SU Elections Night, 2012

Students' Union Elections Night, 2012. Our team of student volunteers, working late into the night.

3. Things move quickly

I’ve only had a few jobs, but one thing I’ve learnt about large companies is that things move slowly. Change is risk, and there are always plenty of people invested in the thing you want to change. The result is a decision making process that can take time and tends to filter out the most drastic changes.

URN Live from the Science Quad

URN broadcasting live from the University's Science Quad. A plan that came together the day before we went on-air (the liquid nitrogen definitely wasn't on the risk assessment form).

In student radio, change is instant. With an annual turnaround of students, there’s no time for feasibility studies, month-long fact-finding exercises or six-month trials. Want to change the brand image? Do it. Want to switch the schedule around? Why not? Want to drop a song from the playlist? Everyone hated Call Me Maybe after a while. There’s no red tape, no restrictions, no reason not to make a change whenever you like.

This is a really liberating thing.

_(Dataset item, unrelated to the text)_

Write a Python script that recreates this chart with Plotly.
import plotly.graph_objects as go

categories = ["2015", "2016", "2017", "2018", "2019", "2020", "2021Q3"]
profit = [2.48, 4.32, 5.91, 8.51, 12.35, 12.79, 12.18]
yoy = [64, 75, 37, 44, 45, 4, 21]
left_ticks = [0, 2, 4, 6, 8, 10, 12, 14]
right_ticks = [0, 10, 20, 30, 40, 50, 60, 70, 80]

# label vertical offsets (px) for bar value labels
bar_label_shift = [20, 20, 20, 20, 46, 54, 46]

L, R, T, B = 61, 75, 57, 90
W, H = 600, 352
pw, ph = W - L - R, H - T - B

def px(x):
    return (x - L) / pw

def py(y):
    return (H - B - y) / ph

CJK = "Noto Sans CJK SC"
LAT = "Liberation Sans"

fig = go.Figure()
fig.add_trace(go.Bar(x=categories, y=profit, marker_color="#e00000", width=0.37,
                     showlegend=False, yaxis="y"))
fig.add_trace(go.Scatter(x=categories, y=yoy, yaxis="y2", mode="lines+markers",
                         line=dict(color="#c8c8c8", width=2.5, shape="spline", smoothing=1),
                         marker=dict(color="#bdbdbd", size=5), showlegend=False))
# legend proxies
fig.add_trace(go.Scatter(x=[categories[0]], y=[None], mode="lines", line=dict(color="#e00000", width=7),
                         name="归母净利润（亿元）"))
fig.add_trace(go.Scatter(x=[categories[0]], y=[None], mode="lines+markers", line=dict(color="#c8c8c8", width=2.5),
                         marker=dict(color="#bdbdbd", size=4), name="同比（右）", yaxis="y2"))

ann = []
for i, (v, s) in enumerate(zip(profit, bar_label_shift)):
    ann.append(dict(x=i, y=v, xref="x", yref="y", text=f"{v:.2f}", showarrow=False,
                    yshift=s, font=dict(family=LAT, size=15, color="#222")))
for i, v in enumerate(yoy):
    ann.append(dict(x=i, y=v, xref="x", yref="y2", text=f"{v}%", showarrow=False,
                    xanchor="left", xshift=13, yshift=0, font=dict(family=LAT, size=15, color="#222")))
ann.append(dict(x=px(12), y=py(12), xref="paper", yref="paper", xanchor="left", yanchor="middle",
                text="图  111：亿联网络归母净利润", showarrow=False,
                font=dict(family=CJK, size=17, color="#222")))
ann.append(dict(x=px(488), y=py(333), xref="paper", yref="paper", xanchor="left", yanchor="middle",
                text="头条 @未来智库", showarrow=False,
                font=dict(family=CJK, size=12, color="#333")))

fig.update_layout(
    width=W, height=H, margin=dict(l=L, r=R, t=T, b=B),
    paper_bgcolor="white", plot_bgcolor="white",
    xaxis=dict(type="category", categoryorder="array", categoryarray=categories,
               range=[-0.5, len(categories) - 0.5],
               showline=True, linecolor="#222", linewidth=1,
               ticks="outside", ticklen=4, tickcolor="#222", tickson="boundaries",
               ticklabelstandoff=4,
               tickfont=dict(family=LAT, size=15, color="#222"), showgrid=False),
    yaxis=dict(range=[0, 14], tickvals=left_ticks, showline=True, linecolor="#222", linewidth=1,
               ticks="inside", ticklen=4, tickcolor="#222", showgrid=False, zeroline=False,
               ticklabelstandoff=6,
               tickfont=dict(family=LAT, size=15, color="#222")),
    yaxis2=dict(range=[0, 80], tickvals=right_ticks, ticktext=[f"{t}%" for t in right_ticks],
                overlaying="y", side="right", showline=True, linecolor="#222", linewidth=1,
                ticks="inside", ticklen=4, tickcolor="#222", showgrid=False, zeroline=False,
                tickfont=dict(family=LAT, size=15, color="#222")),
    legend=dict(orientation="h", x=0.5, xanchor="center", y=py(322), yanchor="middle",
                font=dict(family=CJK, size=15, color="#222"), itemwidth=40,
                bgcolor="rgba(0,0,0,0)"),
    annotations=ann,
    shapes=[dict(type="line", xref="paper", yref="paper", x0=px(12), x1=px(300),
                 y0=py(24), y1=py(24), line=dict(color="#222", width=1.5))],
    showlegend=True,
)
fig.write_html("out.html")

There’s a reason why so many people see student radio as the cutting edge of radio. There are no shareholders to please, no advertisers to keep on side and no executives’ egos to massage. If an idea doesn’t work, you learn from it. If it’s a success, then you’ve done it months before any of the big stations can catch up.

It’s more than just radio

The more I think about it, student radio didn’t just teach me how to make radio. It didn’t even mostly teach me how to make radio. As I got more involved with URN and eventually found myself managing the station last year, I learnt skills that were much more general and wide reaching.

The Culture Show Live

Local singer/songwriter Tom Wardle, performing live on URN next to the University's boating lake.

I learnt how to get things done in a complex organisation. I learnt how to persuade people and how to sell an idea. I learnt how to manage my time, and not just in a line-on-the-CV ‘managing my time’ kind of way, I mean actually balancing a degree course with a near-on full time job. More than anything, I learnt how to work with a wide range of people - people I would never have met if I hadn’t signed up to produce a radio show four years ago.

Student radio isn’t perfect. There’s a whole raft of problems that come with it, and probably always will. Managing volunteers is a challenging task, and a huge amount of the work can often fall to a small group of people. It’s also worryingly easy to get hung up on perfecting the tiny details and lose sight of the bigger picture.

But the great thing is, student radio isn’t meant to be perfect. It’s not Radio 1 and it’s definitely not commercial radio. It’s got a unique audience and a unique purpose. A graduate of student radio himself, James Stodd put it best when he said:

Student Radio can be about making the station sound the best it can be. It can be about being the best presenter. But what it really offers is the opportunity that you may never get in a professional radio career; to experiment and fail.

It took me a while to really get this; to stop worrying about the details. But if you take some risks, and do the things that really matter to your audience - students - then you can’t help but make good radio. It’s an attitude that I’m proud to say is at the heart of everything URN does.

My experiences at URN have left me with no doubt that some of the most creative people out there are the ones making student radio. It’s an exciting thing to be part of, and it’s full of motivated people. If there’s just one thing that I’ve realised since leaving, it’s that I owe so much of what I’ve learnt over the past four years not just to my time at university, but to my adventures in student radio.